Transcribe every line from the top down to the line with "import seaborn as sns", both ends included, but not the pictures.

··· Dataset extract

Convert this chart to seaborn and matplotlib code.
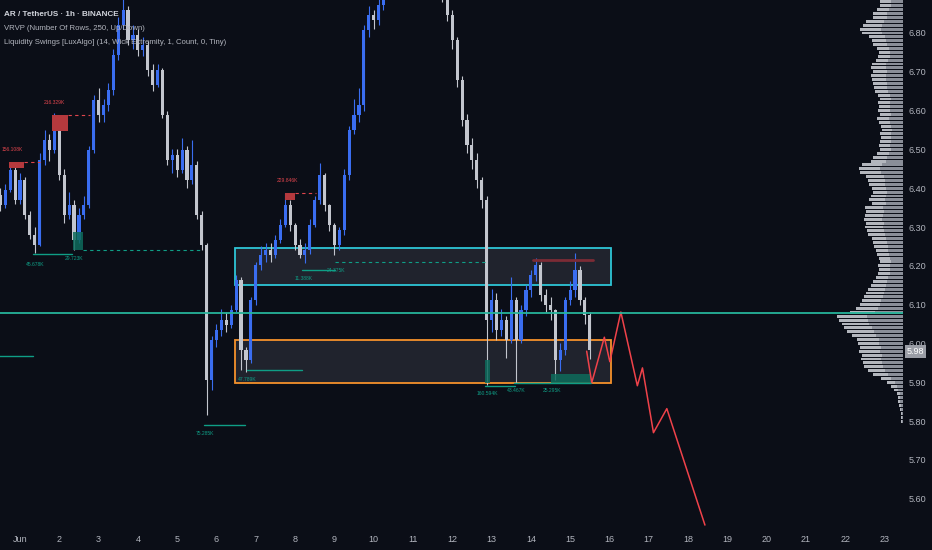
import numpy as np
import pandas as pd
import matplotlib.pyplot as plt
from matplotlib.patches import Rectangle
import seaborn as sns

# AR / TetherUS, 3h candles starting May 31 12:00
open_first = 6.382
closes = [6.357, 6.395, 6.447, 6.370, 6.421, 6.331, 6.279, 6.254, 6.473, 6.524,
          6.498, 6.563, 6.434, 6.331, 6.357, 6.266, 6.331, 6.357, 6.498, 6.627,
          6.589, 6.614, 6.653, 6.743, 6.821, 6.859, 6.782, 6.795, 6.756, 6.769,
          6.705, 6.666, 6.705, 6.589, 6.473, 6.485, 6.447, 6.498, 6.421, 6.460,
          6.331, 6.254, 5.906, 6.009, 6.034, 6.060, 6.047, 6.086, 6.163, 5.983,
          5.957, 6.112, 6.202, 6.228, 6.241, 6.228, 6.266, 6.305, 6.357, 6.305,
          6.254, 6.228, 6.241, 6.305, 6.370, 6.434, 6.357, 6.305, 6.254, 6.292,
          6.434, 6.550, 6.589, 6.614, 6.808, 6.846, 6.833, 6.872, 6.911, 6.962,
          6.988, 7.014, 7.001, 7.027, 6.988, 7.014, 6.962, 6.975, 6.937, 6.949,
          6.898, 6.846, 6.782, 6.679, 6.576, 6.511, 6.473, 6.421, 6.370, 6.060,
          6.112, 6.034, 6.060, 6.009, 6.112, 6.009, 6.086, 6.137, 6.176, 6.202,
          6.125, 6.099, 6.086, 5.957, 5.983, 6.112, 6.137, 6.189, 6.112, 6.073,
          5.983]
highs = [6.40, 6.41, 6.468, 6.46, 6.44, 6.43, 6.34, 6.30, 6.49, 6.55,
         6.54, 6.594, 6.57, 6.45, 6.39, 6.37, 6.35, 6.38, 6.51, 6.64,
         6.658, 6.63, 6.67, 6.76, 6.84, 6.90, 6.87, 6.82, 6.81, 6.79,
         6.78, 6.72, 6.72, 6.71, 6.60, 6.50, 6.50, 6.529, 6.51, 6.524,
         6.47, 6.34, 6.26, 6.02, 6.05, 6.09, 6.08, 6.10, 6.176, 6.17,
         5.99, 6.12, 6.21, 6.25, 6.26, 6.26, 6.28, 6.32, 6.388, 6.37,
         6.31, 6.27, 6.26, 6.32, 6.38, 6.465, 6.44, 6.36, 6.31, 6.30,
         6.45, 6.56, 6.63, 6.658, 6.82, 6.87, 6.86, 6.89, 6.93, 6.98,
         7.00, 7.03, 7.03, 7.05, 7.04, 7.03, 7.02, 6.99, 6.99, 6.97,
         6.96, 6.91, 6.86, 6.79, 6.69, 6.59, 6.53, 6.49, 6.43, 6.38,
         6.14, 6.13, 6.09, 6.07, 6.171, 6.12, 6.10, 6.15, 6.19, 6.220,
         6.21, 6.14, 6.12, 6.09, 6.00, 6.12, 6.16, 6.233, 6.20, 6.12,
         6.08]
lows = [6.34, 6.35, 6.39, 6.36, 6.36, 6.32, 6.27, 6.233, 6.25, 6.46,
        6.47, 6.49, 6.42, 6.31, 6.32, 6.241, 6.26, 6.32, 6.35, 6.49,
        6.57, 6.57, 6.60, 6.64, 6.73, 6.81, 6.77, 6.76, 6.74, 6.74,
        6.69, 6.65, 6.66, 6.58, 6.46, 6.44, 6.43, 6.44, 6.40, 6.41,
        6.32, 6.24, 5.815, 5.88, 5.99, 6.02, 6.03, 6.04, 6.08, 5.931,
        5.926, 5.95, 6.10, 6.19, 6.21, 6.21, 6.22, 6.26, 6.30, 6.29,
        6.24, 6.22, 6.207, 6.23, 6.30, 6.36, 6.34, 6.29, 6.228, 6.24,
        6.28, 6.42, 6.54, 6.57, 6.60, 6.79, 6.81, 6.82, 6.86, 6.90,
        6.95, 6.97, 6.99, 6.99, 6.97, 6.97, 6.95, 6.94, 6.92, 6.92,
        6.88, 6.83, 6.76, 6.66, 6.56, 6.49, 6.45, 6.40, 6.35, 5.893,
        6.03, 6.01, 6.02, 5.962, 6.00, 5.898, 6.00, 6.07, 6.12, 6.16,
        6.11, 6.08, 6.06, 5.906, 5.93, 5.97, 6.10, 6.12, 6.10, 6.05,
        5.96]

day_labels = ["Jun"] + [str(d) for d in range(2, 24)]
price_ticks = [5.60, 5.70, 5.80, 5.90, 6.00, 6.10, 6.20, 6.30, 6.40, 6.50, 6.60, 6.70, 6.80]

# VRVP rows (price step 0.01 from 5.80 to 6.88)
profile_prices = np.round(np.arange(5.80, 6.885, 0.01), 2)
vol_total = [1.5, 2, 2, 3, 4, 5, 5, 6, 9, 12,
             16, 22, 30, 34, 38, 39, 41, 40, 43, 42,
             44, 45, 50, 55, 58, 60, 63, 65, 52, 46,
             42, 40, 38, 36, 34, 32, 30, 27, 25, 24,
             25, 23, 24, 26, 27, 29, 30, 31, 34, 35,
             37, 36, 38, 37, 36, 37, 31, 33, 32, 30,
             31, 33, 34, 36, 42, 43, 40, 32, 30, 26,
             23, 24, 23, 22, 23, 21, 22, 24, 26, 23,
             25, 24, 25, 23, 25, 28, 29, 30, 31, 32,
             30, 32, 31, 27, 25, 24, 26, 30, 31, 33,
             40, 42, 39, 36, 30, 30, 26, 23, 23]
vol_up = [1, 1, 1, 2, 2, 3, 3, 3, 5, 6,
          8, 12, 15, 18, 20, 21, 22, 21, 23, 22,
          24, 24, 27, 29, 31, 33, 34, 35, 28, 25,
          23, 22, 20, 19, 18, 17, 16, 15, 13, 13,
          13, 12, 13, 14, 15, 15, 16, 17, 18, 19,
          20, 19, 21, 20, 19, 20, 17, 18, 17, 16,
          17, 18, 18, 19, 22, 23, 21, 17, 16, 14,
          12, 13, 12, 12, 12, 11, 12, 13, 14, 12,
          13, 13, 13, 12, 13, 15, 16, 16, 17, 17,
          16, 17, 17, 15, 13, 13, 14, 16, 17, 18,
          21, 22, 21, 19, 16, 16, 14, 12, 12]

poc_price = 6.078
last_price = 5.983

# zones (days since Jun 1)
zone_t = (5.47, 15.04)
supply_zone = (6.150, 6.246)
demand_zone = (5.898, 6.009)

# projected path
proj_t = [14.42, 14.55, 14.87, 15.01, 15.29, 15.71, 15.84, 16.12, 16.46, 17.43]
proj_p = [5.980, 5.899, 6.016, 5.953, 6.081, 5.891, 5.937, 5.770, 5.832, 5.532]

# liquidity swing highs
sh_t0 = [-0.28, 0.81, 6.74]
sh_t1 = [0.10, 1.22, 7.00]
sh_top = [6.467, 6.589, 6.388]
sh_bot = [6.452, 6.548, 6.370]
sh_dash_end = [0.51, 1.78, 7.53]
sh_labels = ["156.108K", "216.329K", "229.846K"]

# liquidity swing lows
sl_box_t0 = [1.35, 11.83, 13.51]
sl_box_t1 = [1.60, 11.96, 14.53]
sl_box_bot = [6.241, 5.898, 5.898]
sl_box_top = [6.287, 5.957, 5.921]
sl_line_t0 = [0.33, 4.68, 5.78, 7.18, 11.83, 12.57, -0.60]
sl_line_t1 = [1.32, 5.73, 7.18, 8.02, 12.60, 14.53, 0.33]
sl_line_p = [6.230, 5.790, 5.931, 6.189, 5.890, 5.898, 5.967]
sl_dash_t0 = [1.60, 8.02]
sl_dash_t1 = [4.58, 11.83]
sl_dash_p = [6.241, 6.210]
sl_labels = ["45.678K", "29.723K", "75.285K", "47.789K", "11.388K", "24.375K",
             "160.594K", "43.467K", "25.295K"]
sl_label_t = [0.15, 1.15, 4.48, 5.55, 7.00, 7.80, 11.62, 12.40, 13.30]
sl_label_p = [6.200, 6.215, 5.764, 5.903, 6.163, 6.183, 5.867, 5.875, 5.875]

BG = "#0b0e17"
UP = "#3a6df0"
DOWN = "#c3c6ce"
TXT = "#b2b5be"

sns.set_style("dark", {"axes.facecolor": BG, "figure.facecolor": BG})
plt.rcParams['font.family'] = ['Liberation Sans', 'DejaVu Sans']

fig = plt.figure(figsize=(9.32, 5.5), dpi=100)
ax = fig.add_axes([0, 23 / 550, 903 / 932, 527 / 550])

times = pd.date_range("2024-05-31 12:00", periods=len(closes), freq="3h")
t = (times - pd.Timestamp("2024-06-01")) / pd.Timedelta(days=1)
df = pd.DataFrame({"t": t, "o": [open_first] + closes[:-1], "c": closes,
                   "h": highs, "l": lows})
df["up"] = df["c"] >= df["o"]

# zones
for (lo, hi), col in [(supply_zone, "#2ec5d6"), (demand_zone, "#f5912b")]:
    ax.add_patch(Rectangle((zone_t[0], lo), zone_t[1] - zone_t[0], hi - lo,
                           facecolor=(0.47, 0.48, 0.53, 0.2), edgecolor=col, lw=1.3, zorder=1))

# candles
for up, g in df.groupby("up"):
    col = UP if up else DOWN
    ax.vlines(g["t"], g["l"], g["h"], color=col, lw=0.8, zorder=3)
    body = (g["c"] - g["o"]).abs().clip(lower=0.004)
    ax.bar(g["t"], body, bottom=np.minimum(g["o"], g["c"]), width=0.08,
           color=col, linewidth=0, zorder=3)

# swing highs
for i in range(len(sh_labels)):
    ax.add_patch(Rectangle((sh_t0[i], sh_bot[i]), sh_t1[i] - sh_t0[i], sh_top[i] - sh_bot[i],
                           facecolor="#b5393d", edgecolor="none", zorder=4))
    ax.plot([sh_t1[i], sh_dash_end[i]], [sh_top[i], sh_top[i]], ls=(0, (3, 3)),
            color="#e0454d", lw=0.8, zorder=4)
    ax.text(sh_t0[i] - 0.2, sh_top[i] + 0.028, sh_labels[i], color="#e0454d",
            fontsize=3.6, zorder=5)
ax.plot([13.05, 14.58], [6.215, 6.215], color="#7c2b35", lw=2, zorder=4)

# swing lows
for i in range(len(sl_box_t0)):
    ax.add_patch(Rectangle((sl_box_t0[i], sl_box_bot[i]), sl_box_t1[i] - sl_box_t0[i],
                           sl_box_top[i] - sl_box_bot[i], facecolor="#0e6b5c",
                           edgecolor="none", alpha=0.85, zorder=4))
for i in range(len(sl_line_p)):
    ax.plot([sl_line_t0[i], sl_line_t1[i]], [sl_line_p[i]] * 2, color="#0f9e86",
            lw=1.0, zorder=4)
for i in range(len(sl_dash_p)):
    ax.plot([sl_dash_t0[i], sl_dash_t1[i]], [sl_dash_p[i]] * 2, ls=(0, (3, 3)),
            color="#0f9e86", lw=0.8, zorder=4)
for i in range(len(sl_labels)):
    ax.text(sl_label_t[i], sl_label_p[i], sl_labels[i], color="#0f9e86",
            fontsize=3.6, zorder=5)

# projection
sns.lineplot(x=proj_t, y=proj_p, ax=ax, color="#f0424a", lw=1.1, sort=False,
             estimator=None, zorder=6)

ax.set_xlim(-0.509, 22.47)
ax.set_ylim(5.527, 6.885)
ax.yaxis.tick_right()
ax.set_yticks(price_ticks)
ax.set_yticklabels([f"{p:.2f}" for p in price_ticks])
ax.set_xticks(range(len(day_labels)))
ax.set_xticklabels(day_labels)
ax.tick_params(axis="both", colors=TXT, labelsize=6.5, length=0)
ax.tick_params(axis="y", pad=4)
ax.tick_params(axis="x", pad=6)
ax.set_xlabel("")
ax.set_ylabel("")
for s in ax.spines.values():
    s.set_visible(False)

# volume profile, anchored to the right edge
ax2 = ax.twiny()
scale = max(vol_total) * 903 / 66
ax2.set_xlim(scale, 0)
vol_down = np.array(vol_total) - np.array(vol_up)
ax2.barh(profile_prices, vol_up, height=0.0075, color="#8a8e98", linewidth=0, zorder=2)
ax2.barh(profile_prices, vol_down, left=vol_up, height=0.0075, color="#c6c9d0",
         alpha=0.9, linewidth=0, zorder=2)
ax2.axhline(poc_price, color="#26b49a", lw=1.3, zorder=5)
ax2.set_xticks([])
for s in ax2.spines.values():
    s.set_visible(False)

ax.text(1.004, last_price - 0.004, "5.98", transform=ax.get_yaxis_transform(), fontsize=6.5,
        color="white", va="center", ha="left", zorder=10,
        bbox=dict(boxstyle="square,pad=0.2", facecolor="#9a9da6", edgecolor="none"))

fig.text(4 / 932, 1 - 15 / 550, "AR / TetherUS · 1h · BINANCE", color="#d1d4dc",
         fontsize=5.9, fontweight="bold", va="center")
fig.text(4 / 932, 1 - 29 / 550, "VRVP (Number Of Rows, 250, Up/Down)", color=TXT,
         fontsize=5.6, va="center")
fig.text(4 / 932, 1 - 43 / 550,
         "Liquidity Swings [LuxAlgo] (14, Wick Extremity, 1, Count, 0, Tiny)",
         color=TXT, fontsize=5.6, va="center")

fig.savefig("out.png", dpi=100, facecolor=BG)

······

**Result for this exercise**
Convert this chart to seaborn and matplotlib code.
import numpy as np
import pandas as pd
import matplotlib.pyplot as plt
from matplotlib.patches import Rectangle
import seaborn as sns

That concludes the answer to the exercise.